After the dress everything else seemed to fall into place. My talented friends agreed to do my hair and make up on the wedding day. My MOH altered her own dress and had face-masks made for the bridal party to wear, mine sparkly white. My wedding coordinator took my original decor plan and shrunk it into a micro version (Zeina your skills are unmatched). Our cake lady and good friend agreed to make individual ‘to-go’ mini-wedding cakes for our guests with disposable silverware attached. We found a videographer a week before the wedding who made my last stress disappear because now I knew our day would be captured for all those important people who couldn’t be there with us.

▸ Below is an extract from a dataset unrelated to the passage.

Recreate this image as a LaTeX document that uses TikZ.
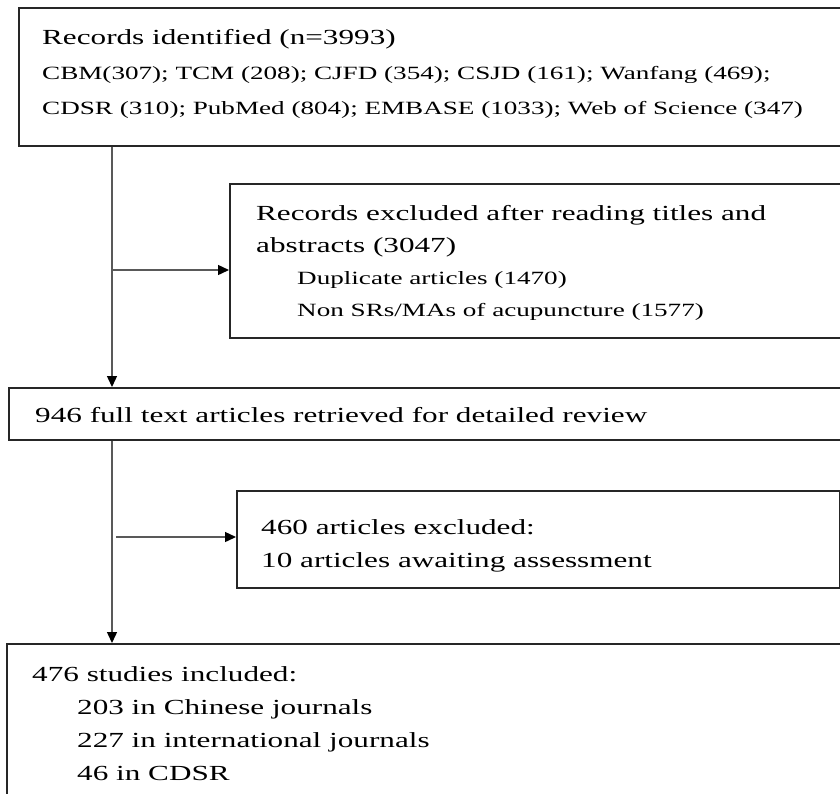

Mixed in all those bigger wedding details were the small moments like my mom and I giving each other pedicures the week of the wedding since all the nail salons were still shut down. We soaked our feet and pretended we were at a spa. My best friend and her husband made a mountain shelf that acted as one of our main decor pieces for the wedding cake table and now has an honored place on our wall at home. The night before the wedding at our backyard mini-rehearsal with just us and the kids, we laughed so hard because our neighbor’s dog, Scamp, stood next to Alex in place of our officiant. And the real wedding MVP goes to Amazon Prime… all those last minute orders came in clutch with wedding attire for the kids and groom.
One of my favorite memories was a few weeks before our wedding when our dear friend and talented metalsmith, Marijo owner of Martini Metal Craft, came to our doorstep and dropped off Alex’s wedding band and my custom jewelry for the wedding. The jewelry was more exquisite than I ever could have imagined and Alex’s topographic map imprinted wedding band was so sentimental that he started to get emotional. It was these little moments that made those few months of uncertainty worth every second.
Alex and I look back at the last two months leading up to our wedding with so much gratitude. A huge thanks to our photographer telling us she would fly out no matter what, our venue for saying yes to a micro-ceremony and drive-by receiving line, and our officiant & marriage counselor virtually meeting with us during that time was so special and kept us focused on what our wedding was truly about.
Despite all the mountains of unknowns, we had done it. Our wedding team had rallied hard for us and we would end up having the best day full of celebration and love. More on our wedding day in another post. xoxo.